* _SUPPLIED MATERIAL_:
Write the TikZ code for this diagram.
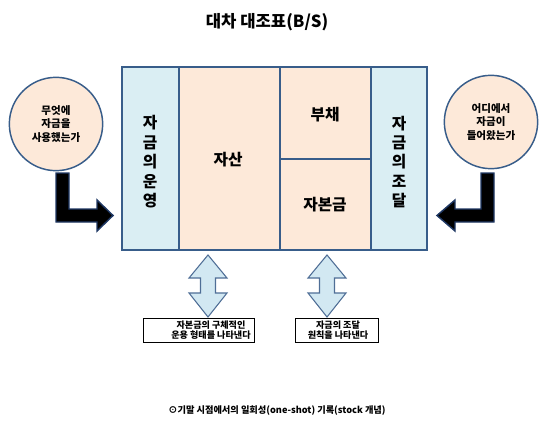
\documentclass[tikz,border=0pt]{standalone}
\usepackage{fontspec}
\setmainfont{Noto Sans CJK KR}

\definecolor{cellblue}{RGB}{218,238,243}
\definecolor{cellpeach}{RGB}{253,233,217}
\definecolor{edgeblue}{RGB}{56,93,138}
\definecolor{arrowedge}{RGB}{31,56,100}
\definecolor{dblblue}{RGB}{210,232,242}
\definecolor{dbledge}{RGB}{79,110,150}

\tikzset{every picture/.style={line width=0.75pt}}
\tikzset{
  cell/.style={draw=edgeblue, line width=1.5pt},
  biglbl/.style={font=\fontsize{11.8}{14.6}\selectfont\bfseries, align=center},
  ask/.style={circle, draw=edgeblue, line width=1.1pt, fill=cellpeach, minimum size=70pt, inner sep=0pt,
    align=center, font=\fontsize{7.9}{9.8}\selectfont\bfseries},
  elbow/.style={fill=black, draw=arrowedge, line width=1.1pt, line join=miter},
  dbl/.style={fill=dblblue, draw=dbledge, line width=0.8pt, line join=miter},
  notebox/.style={draw=black, line width=0.75pt, fill=white},
  smalllbl/.style={font=\fontsize{6.8}{7.8}\selectfont\bfseries, align=center}
}

\begin{document}
\begin{tikzpicture}[x=0.75pt,y=0.75pt,yscale=-1,xscale=1]
\useasboundingbox (0,0) rectangle (550,428);

% Text Node
\draw (267,22) node (title) [font=\fontsize{12.5}{14}\selectfont\bfseries] {대차 대조표(B/S)};

%Shape: Rectangle
\draw [cell, fill=cellblue] (122,67) -- (179,67) -- (179,250) -- (122,250) -- cycle ;
%Shape: Rectangle
\draw [cell, fill=cellpeach] (179,67) -- (280,67) -- (280,250) -- (179,250) -- cycle ;
%Shape: Rectangle
\draw [cell, fill=cellpeach] (280,67) -- (371,67) -- (371,159) -- (280,159) -- cycle ;
%Shape: Rectangle
\draw [cell, fill=cellpeach] (280,159) -- (371,159) -- (371,250) -- (280,250) -- cycle ;
%Shape: Rectangle
\draw [cell, fill=cellblue] (371,67) -- (427,67) -- (427,250) -- (371,250) -- cycle ;

% Text Node
\draw (150,162) node (usefunds) [biglbl] {자\\금\\의\\운\\영};
% Text Node
\draw (228,160) node (assets) [biglbl] {자산};
% Text Node
\draw (325,115) node (liab) [biglbl] {부채};
% Text Node
\draw (325,205) node (equity) [biglbl] {자본금};
% Text Node
\draw (399,162) node (raisefunds) [biglbl] {자\\금\\의\\조\\달};

%Shape: Circle
\draw (56,124) node (whereused) [ask] {무엇에\\자금을\\사용했는가};
%Shape: Circle
\draw (491,122) node (wherefrom) [ask] {어디에서\\자금이\\들어왔는가};

%Shape: Elbow Arrow
\draw [elbow] (56,173) -- (69,173) -- (69,209) -- (97,209) -- (97,200) -- (113,215.5) -- (97,231) -- (97,222) -- (56,222) -- cycle ;
%Shape: Elbow Arrow
\draw [elbow] (494,173) -- (481,173) -- (481,209) -- (455,209) -- (455,200) -- (437,215.5) -- (455,231) -- (455,222) -- (494,222) -- cycle ;

%Shape: Up Down Arrow
\draw [dbl] (208,255) -- (227,278) -- (215.5,278) -- (215.5,293) -- (227,293) -- (208,317) -- (189,293) -- (200.5,293) -- (200.5,278) -- (189,278) -- cycle ;
%Shape: Up Down Arrow
\draw [dbl] (327,255) -- (346,278) -- (334.5,278) -- (334.5,293) -- (346,293) -- (327,317) -- (308,293) -- (319.5,293) -- (319.5,278) -- (308,278) -- cycle ;

%Shape: Rectangle
\draw [notebox] (143,318) -- (254,318) -- (254,342) -- (143,342) -- cycle ;
%Shape: Rectangle
\draw [notebox] (295,318) -- (378,318) -- (378,342) -- (295,342) -- cycle ;

% Text Node
\draw (211,330) node (opnote) [smalllbl] {자본금의 구체적인\\운용 형태를 나타낸다};
% Text Node
\draw (338,330) node (rulenote) [smalllbl] {자금의 조달\\원칙을 나타낸다};

% Text Node
\draw (277,411) node (stocknote) [font=\fontsize{6.9}{8}\selectfont\bfseries] {⊙기말 시점에서의 일회성(one-shot) 기록(stock 개념)};

\end{tikzpicture}
\end{document}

* _EXERCISE DETAILS_:
Please quote the lines of the material, beginning with the first and ending with the one that contains "(0,0) rectangle (550,428);", exactly as written and without any pictures.

* _RESULT FOR THIS EXERCISE_:
Write the TikZ code for this diagram.
\documentclass[tikz,border=0pt]{standalone}
\usepackage{fontspec}
\setmainfont{Noto Sans CJK KR}

\definecolor{cellblue}{RGB}{218,238,243}
\definecolor{cellpeach}{RGB}{253,233,217}
\definecolor{edgeblue}{RGB}{56,93,138}
\definecolor{arrowedge}{RGB}{31,56,100}
\definecolor{dblblue}{RGB}{210,232,242}
\definecolor{dbledge}{RGB}{79,110,150}

\tikzset{every picture/.style={line width=0.75pt}}
\tikzset{
  cell/.style={draw=edgeblue, line width=1.5pt},
  biglbl/.style={font=\fontsize{11.8}{14.6}\selectfont\bfseries, align=center},
  ask/.style={circle, draw=edgeblue, line width=1.1pt, fill=cellpeach, minimum size=70pt, inner sep=0pt,
    align=center, font=\fontsize{7.9}{9.8}\selectfont\bfseries},
  elbow/.style={fill=black, draw=arrowedge, line width=1.1pt, line join=miter},
  dbl/.style={fill=dblblue, draw=dbledge, line width=0.8pt, line join=miter},
  notebox/.style={draw=black, line width=0.75pt, fill=white},
  smalllbl/.style={font=\fontsize{6.8}{7.8}\selectfont\bfseries, align=center}
}

\begin{document}
\begin{tikzpicture}[x=0.75pt,y=0.75pt,yscale=-1,xscale=1]
\useasboundingbox (0,0) rectangle (550,428);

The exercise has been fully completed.